Andrew Chu

Well-known musician Andrew Chu has been working in Hong Kong and Taiwan with many big name singers in Greater China region, and has penned material for artists that have included Andy Lau, David Tao, BiBi Zhou and Kary Ng.

As well as writing and arranging songs, Andrew has demonstrated skill and devotion to his craft by providing potent musical arrangement for highly-successful concerts starring David Tao and A-Mei Cheung.

Andrew has recently been producing albums for artists such as Aloys Chan from mainland China and Taiwan’s Ding Dang, whose latest release carries six songs produced by Andrew. He worked his magic by introducing distinct elements that gave rise to rock, dance and even R&B flavoring, while preserving Ding Dang’s sentimental style.

Andrew said: “Record companies are normally responsible for selecting songs, but as a music producer, I prefer to take on the whole job to include writing and arranging – so that I can be sure to tailor great songs for the artists I work with.”

On the subject of using in-ear earphones at concerts, Andrew said: “The environment can be extremely complicated, so use of in-ear earphones help with the important function of noise control.
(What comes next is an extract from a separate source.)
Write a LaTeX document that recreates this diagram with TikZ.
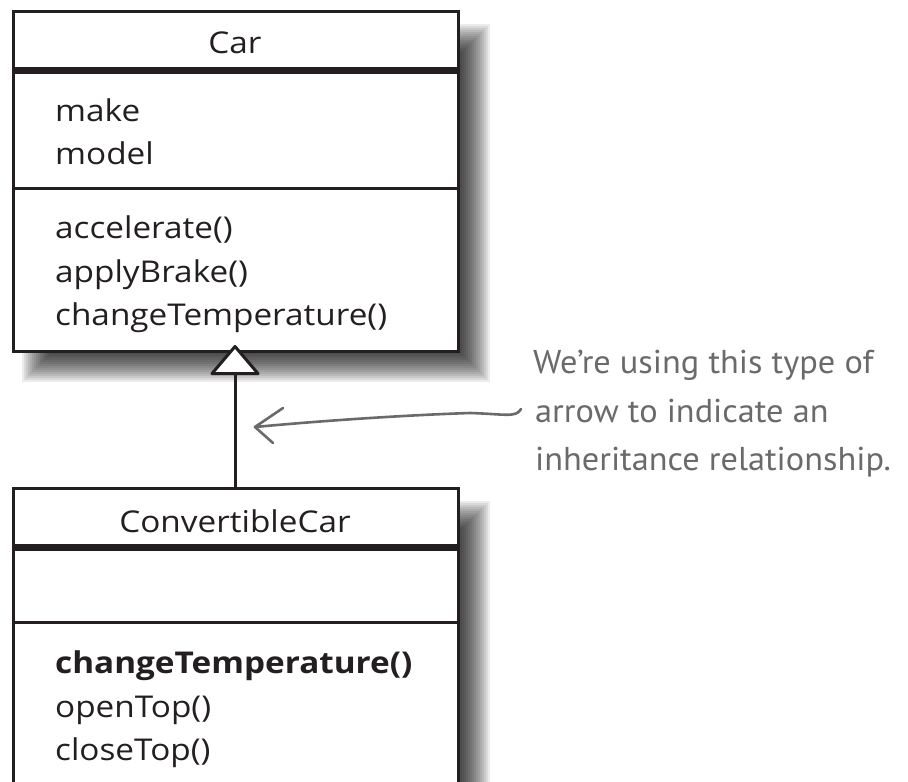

If isolation of sound is difficult, producers often find themselves having to adjust volume upwards to get a better impression. Another factor to consider, of course, is that working constantly with high levels of noise can damage our sense of hearing. This is the beauty of in-ear earphones with an excellent sound-isolation function, because they will enable a producer to do the job well without needing to work with dangerously high levels of volume.”

Sound isolation is equally important in a recording environment, but studio headphones work differently to their in-ear “relatives” inasmuch as they need to prevent outward leakage that could affect the overall recording process. Andrew explains: “Studio headphones differ in that they emphasize the balance of sound, and work to provide a kind of naturalness that producers can use as a reference.”

He added: “The performance of the Shure SRH840 is ‘transparent’ because the lows, mids, and highs are balanced, making it a great studio tool that provides a very good and accurate sound reference for music producers.”

Turning to the subject of microphones, Andrew said: “Different microphones tend to have different applications. Having said that, I’ll apply the Shure condenser KSM44 to a viola for an outstanding thick sound when recording a string quartet, but the large-diaphragmed KSM44 is also a good choice for vocals.”

Andrew believes that the quality of a microphone ultimately depends on whether it is able to retrieve the natural sound of an instrument or voice. He said: “Shure microphones always perform very well and to expectation for singers and music producers alike.”